SUPPLIED MATERIAL:

##############################

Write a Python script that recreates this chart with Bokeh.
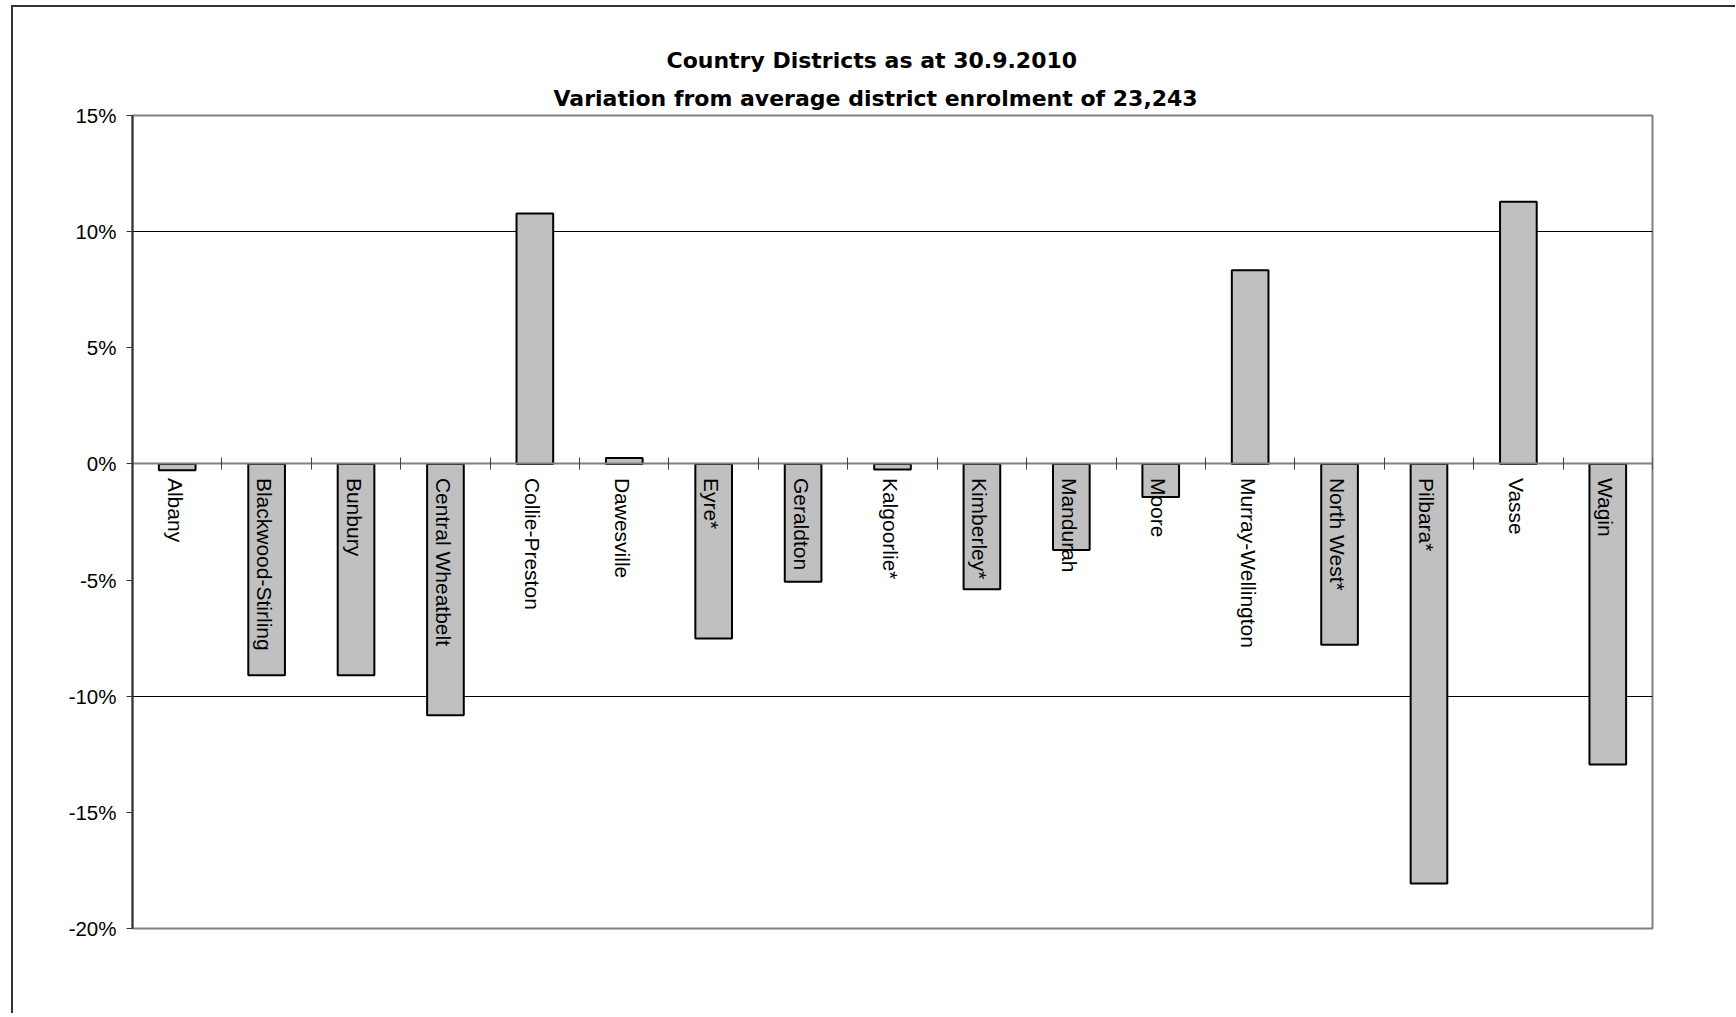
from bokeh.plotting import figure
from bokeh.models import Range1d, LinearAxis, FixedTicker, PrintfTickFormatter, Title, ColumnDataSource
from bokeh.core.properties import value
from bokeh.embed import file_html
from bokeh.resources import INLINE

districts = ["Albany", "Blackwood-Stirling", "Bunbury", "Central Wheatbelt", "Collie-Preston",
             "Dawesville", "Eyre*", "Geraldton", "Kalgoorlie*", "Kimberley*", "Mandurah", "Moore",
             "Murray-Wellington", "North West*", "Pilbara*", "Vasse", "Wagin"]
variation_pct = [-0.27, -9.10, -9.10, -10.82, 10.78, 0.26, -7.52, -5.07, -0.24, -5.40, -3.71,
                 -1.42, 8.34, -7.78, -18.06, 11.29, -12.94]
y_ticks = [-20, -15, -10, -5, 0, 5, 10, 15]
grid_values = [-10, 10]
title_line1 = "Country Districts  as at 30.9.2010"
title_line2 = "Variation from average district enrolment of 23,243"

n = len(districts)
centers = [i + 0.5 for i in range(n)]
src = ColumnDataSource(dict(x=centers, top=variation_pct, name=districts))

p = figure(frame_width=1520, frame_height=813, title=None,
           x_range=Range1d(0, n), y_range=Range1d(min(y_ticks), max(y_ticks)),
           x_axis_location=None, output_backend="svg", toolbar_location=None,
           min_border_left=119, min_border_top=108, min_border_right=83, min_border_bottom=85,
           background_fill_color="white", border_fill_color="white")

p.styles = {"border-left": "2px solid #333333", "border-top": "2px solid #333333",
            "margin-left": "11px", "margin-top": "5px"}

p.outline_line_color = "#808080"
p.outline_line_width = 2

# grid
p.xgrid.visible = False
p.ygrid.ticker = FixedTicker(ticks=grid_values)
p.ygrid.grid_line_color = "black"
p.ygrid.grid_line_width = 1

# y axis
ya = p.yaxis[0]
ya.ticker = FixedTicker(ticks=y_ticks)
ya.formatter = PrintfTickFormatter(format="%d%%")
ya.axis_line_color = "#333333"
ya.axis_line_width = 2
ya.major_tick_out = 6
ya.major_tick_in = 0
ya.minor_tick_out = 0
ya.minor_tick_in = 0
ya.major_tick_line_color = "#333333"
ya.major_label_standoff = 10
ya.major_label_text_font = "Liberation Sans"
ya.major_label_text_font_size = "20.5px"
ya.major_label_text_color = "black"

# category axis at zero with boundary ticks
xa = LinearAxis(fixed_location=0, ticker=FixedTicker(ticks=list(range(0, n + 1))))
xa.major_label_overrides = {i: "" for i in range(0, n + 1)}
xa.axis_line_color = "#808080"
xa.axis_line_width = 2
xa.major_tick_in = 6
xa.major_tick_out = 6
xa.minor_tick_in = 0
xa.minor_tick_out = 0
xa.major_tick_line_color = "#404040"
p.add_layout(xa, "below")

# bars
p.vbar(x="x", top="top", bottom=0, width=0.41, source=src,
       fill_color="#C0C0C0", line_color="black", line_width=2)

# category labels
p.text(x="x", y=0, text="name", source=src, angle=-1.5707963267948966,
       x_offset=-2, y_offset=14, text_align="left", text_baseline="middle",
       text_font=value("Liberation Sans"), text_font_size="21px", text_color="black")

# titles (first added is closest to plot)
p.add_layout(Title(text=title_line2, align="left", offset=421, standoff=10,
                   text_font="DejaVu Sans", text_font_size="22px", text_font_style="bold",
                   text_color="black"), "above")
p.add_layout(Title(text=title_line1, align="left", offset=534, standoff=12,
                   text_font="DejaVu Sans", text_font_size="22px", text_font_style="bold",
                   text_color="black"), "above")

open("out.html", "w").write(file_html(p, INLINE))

##############################

TASK TO COMPLETE: Make a copy of each line that contains the string "with".

WRITTEN ANSWER:
Write a Python script that recreates this chart with Bokeh.
# category axis at zero with boundary ticks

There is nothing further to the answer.